Source code of charts:
■ ■ ■ ■ ■ ■ ■
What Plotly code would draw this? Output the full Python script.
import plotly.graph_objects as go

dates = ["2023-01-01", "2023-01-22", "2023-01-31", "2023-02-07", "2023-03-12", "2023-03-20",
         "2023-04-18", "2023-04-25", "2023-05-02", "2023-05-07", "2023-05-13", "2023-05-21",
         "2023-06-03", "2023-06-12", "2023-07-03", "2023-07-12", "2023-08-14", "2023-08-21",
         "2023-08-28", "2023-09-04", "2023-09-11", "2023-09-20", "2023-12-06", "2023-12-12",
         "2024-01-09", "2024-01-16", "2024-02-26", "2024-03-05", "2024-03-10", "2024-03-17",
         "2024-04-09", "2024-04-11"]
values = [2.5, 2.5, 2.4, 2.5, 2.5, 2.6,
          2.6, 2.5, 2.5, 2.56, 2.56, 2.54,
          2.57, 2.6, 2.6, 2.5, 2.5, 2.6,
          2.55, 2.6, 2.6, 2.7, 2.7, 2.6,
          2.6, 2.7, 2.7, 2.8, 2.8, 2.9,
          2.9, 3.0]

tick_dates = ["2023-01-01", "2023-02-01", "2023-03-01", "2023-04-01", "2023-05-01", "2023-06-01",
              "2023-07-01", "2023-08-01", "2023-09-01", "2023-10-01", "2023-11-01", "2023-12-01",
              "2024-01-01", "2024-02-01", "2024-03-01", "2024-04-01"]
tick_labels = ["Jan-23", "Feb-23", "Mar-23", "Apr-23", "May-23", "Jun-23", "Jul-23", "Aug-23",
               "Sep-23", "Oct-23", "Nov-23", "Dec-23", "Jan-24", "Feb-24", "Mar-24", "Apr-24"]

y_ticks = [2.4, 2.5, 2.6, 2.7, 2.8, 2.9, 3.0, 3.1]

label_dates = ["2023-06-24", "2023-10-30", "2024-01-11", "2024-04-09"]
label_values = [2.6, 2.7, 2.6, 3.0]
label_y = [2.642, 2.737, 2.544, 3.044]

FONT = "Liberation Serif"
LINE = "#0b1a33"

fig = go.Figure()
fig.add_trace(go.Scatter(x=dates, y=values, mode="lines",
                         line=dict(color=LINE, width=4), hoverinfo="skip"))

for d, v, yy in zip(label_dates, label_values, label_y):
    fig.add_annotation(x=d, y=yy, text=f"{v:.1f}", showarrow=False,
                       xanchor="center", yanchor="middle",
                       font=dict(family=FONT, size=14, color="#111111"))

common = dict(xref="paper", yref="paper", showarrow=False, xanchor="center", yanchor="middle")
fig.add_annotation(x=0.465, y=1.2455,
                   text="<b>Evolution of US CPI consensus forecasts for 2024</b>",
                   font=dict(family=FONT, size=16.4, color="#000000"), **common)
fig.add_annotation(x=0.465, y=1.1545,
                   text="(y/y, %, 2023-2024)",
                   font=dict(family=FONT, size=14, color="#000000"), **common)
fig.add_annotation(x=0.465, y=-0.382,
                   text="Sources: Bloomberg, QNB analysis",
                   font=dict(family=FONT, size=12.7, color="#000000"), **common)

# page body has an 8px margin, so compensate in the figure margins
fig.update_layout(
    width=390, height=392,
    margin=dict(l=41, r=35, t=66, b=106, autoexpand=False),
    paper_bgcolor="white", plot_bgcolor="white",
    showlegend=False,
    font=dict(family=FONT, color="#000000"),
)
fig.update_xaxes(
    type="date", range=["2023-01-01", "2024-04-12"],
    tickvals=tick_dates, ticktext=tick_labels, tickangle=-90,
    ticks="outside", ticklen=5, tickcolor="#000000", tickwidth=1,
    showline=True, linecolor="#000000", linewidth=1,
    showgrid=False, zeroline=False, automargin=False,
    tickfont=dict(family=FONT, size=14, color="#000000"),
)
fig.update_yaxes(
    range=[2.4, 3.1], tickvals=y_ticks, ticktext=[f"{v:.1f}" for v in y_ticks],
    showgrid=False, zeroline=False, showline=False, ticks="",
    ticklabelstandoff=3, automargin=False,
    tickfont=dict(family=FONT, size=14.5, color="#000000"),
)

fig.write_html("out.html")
■ ■ ■ ■ ■ ■ ■
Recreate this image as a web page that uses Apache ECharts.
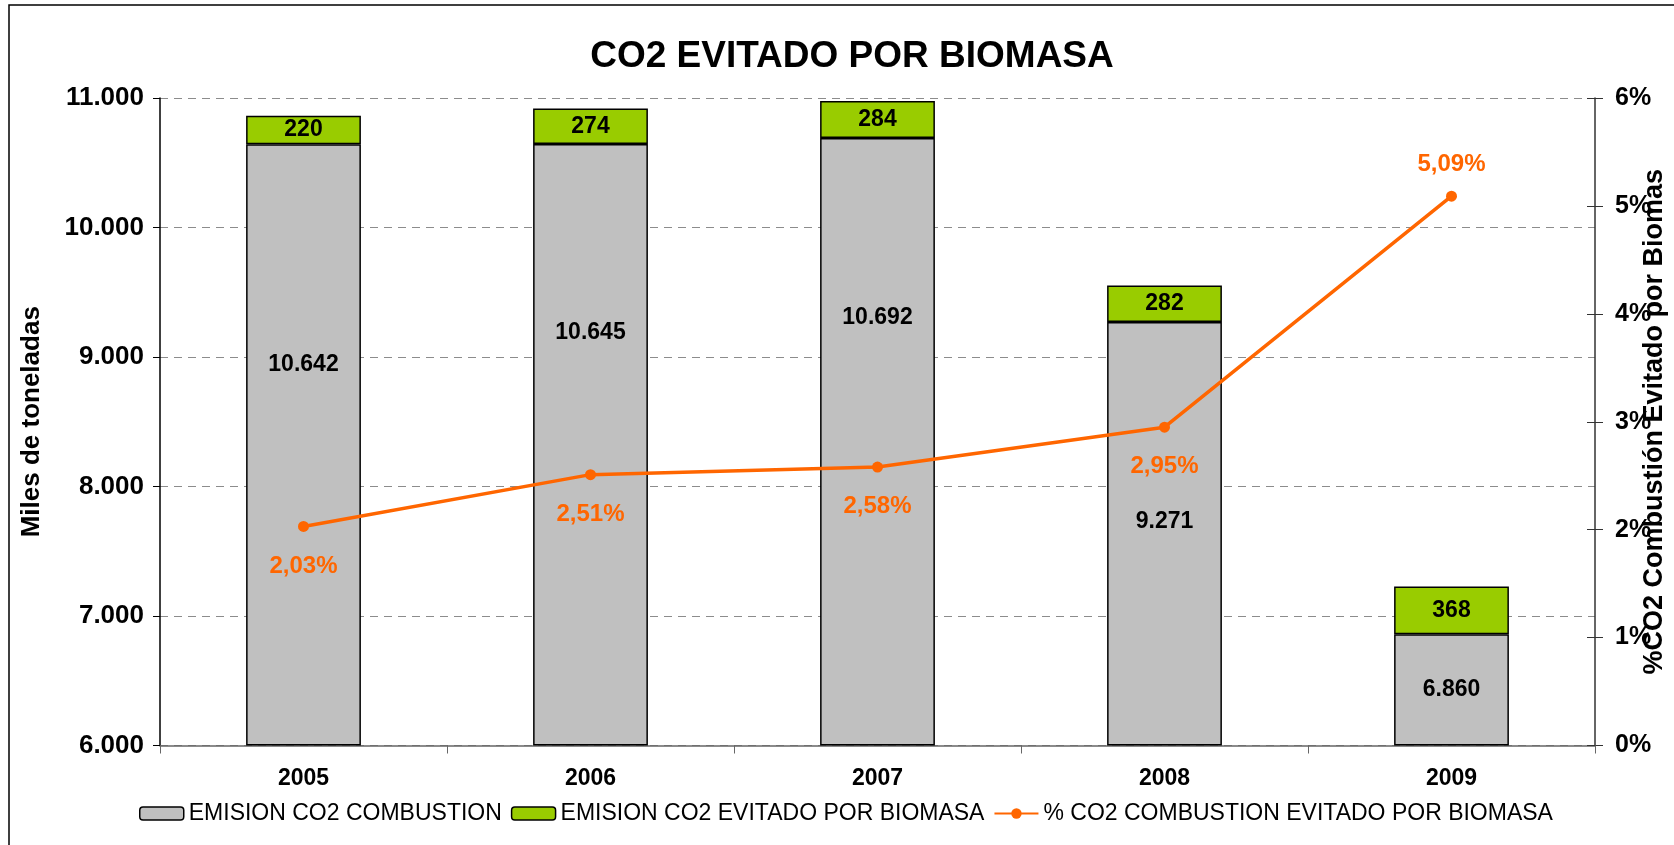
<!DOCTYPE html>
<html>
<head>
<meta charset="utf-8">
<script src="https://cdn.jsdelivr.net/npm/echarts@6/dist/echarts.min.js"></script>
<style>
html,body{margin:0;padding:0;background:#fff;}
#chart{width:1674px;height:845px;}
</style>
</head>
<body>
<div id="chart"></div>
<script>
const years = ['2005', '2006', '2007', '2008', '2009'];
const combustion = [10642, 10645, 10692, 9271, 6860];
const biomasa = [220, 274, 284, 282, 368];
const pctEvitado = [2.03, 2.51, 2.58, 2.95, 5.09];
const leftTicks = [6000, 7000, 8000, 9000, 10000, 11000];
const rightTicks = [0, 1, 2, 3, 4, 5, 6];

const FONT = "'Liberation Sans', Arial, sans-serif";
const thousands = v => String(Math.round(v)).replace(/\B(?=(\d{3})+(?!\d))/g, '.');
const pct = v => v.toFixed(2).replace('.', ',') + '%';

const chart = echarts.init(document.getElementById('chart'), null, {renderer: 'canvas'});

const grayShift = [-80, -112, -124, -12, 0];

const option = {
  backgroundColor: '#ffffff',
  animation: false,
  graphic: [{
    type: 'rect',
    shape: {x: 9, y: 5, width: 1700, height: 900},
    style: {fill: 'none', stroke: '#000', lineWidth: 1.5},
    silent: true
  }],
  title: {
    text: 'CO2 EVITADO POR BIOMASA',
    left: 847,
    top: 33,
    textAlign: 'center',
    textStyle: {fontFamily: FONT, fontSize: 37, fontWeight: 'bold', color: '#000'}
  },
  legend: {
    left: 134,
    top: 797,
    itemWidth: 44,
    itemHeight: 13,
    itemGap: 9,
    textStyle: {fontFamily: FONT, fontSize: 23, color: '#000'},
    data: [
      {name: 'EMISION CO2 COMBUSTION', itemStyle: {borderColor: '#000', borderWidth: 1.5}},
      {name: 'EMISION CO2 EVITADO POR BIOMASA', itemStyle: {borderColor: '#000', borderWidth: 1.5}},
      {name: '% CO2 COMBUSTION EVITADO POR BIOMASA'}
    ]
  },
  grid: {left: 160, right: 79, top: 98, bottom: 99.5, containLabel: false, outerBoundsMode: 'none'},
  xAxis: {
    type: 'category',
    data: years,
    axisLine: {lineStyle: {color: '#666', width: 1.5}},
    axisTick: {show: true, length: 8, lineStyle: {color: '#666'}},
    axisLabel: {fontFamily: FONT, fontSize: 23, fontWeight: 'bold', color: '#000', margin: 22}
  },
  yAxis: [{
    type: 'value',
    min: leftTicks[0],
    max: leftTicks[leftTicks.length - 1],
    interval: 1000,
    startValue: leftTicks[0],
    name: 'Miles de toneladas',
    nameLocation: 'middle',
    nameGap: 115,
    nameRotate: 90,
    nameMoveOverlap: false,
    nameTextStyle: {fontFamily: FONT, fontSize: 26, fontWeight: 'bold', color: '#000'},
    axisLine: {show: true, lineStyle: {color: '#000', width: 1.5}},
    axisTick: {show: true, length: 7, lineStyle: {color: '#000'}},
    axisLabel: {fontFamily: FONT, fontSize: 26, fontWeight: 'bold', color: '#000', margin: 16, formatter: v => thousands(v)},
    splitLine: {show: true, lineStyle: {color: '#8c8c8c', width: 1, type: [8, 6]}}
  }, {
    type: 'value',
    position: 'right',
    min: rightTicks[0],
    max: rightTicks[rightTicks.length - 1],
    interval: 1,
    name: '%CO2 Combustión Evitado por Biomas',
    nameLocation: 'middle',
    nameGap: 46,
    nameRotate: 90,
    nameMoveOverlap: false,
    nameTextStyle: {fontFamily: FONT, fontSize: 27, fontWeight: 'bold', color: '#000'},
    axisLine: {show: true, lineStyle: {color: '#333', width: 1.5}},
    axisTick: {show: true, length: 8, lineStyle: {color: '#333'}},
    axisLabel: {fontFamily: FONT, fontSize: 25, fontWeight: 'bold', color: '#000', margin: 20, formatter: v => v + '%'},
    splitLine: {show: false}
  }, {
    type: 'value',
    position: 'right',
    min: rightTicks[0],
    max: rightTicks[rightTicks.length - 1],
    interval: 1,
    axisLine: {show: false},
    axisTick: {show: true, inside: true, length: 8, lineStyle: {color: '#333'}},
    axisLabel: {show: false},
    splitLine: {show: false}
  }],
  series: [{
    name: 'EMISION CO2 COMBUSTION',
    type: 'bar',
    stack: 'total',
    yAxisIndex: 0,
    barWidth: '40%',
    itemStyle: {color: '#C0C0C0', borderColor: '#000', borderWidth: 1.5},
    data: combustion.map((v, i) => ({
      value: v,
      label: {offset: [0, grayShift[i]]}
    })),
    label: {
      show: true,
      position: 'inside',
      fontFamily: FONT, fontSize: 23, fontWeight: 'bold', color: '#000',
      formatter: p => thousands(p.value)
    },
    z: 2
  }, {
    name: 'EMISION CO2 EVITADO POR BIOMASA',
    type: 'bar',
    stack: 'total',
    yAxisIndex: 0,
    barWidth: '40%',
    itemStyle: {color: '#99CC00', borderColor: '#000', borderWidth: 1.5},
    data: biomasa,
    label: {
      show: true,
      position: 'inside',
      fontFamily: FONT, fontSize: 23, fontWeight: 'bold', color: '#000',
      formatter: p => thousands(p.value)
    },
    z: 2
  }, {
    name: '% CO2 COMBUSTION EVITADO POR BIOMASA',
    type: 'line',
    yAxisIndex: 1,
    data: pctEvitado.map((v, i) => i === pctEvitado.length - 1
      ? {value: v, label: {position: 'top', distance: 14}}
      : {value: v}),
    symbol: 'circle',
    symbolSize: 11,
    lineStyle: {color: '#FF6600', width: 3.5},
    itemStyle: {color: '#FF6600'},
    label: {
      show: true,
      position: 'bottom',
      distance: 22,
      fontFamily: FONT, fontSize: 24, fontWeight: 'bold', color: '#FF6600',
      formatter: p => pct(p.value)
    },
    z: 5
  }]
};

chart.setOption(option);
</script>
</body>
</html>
■ ■ ■ ■ ■ ■ ■
The exercise: From the entries above, extract only the lines running from the one containing "What Plotly code" through the one containing "import plotly.graph_objects as go", inclusive.

Solution to the exercise:
What Plotly code would draw this? Output the full Python script.
import plotly.graph_objects as go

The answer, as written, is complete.